Direct secure messaging, which sends encrypted emails and attachments between participating providers, saves the time and effort of faxing documents back and forth, contributing to better coordinated care for patients. It was launched in 2010 by the Office of the National Coordinator in order to provide a basic exchange system without the need for an EHR or any IT infrastructure other than an internet connection. While it is not the most sophisticated form of HIE, lacking the query-and-response capability of a database system, it is seen as a first step towards achieving the goals of health information exchange, and is one of the initial steps towards transferring patient data across state systems with different regulations and levels of EHR adoption.
“Michiana’s MHIN fills information gaps by exchanging health information with our neighboring state for our shared citizens in border areas. Using DIRECT messaging, we will be able to streamline the exchange process across state lines, making it easier for providers in the border cities and towns to provide a high standard of care to patients from other neighboring states,” added Jeff Livesay, MiHIN Associate Director.
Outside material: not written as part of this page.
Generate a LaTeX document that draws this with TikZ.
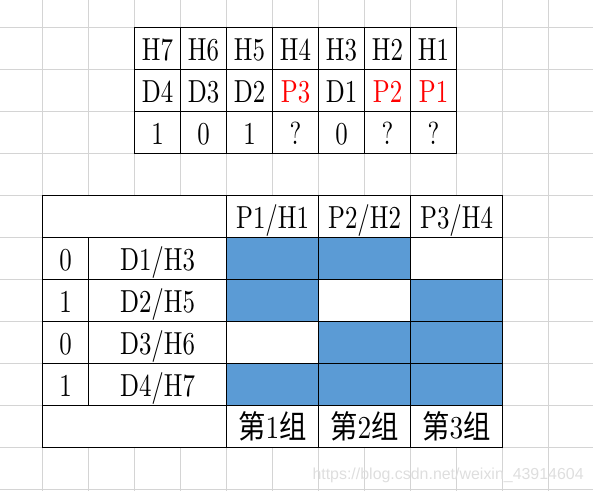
\documentclass[tikz,border=0pt]{standalone}
\usepackage{fontspec}
\setmainfont{lmroman10-regular}[Extension=.otf]
\newfontfamily\cjk{Noto Sans CJK SC}
\newfontfamily\wmfont{Liberation Sans}
\definecolor{cellblue}{RGB}{91,155,213}
\definecolor{gridgray}{RGB}{212,212,212}
\definecolor{wmgray}{RGB}{222,222,222}

\begin{document}
\begin{tikzpicture}[x=46bp, y=-42bp,
  gridline/.style={gridgray, line width=1bp},
  tabline/.style={black, line width=1.2bp},
  txt/.style={font=\fontsize{32}{32}\selectfont, xscale=0.78, anchor=base, inner sep=0pt},
  grouptxt/.style={txt, xscale=1.1},
  bluecell/.style={fill=cellblue}]

	\useasboundingbox (0.0761,0.35) rectangle (12.967,12.04);

	% sheet grid
	\foreach \k in {1,...,12} \draw[gridline] (\k,0.35) -- (\k,12.04);
	\foreach \k in {1,...,12} \draw[gridline] (0.0761,\k) -- (12.967,\k);

	\fill[white] (3,1) rectangle (10,4); \fill[white] (1,5) rectangle (11,11);

	% parity cells
	\fill[bluecell] (5,6) rectangle (9,7); \fill[bluecell] (5,7)
        rectangle (7,8); \fill[bluecell] (9,7) rectangle (11,8);
        \fill[bluecell] (7,8) rectangle (11,9); \fill[bluecell] (5,9)
        rectangle (11,10);

	% upper table
	\draw[tabline] (3,1) rectangle (10,4); \draw[tabline] (3,2) -- (10,2);
	\draw[tabline] (3,3) -- (10,3); \draw[tabline] (4,1) -- (4,4);
	\draw[tabline] (5,1) -- (5,4); \draw[tabline] (6,1) -- (6,4);
	\draw[tabline] (7,1) -- (7,4); \draw[tabline] (8,1) -- (8,4);
	\draw[tabline] (9,1) -- (9,4);

	% lower table
	\draw[tabline] (1,5) rectangle (11,11); \draw[tabline] (1,6) -- (11,6);
	\draw[tabline] (1,7) -- (11,7); \draw[tabline] (1,8) -- (11,8);
	\draw[tabline] (1,9) -- (11,9); \draw[tabline] (1,10) -- (11,10);
	\draw[tabline] (2,6) -- (2,10); \draw[tabline] (5,5) -- (5,11);
	\draw[tabline] (7,5) -- (7,11); \draw[tabline] (9,5) -- (9,11);

	\node[txt] (h7) at (3.5,1.8) {H7}; \node[txt] (h6) at (4.5,1.8) {H6};
	\node[txt] (h5) at (5.5,1.8) {H5}; \node[txt] (h4) at (6.5,1.8) {H4};
	\node[txt] (h3) at (7.5,1.8) {H3}; \node[txt] (h2) at (8.5,1.8) {H2};
	\node[txt] (h1) at (9.5,1.8) {H1};

	\node[txt] (d4) at (3.5,2.8) {D4}; \node[txt] (d3) at (4.5,2.8) {D3};
	\node[txt] (d2) at (5.5,2.8) {D2}; \node[txt, text=red] (p3) at (6.5,2.8) {P3};
	\node[txt] (d1) at (7.5,2.8) {D1}; \node[txt, text=red] (p2) at (8.5,2.8) {P2};
	\node[txt, text=red] (p1) at (9.5,2.8) {P1};

	\node[txt] (v7) at (3.5,3.8) {1}; \node[txt] (v6) at (4.5,3.8) {0};
	\node[txt] (v5) at (5.5,3.8) {1}; \node[txt] (v4) at (6.5,3.8) {?};
	\node[txt] (v3) at (7.5,3.8) {0}; \node[txt] (v2) at (8.5,3.8) {?};
	\node[txt] (v1) at (9.5,3.8) {?};

	\node[txt] (ph1) at (6,5.8) {P1/H1}; \node[txt] (ph2) at (8,5.8) {P2/H2};
	\node[txt] (ph4) at (10,5.8) {P3/H4};

	\node[txt] (b1) at (1.5,6.8) {0}; \node[txt] (dh3) at (3.5,6.8) {D1/H3};
	\node[txt] (b2) at (1.5,7.8) {1}; \node[txt] (dh5) at (3.5,7.8) {D2/H5};
	\node[txt] (b3) at (1.5,8.8) {0}; \node[txt] (dh6) at (3.5,8.8) {D3/H6};
	\node[txt] (b4) at (1.5,9.8) {1}; \node[txt] (dh7) at (3.5,9.8) {D4/H7};

	\node[grouptxt] (g1) at (6,10.8) {{\cjk 第}1{\cjk 组}};
	\node[grouptxt] (g2) at (8,10.8) {{\cjk 第}2{\cjk 组}};
	\node[grouptxt] (g3) at (10,10.8) {{\cjk 第}3{\cjk 组}};

	\node[font=\wmfont\fontsize{16}{16}\selectfont, text=wmgray, anchor=base west,
        inner sep=0pt] (wm) at (6.865,11.755) {https://blog.csdn.net/weixin\_43914604};
      \end{tikzpicture}
\end{document}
Michigan’s MiHIN project has successfully send more than 625,000 immunization records and Admit-Discharge-Transfer (ADT) messages since May of 2012, and plans to add Continuity of Care Documents (CCDs) and other vital patient information in the coming months. “If you are on vacation in another state and require emergency medical treatment, providers should be able to securely and privately request and receive your medical history no matter what state you are from,” Livesay noted. “That is what we are doing. That is what we are building. That is why interstate health information exchange is important. This capability can speed access to important information in addition to improving the quality and decreasing costs for providers and patients at the point and instant of care.”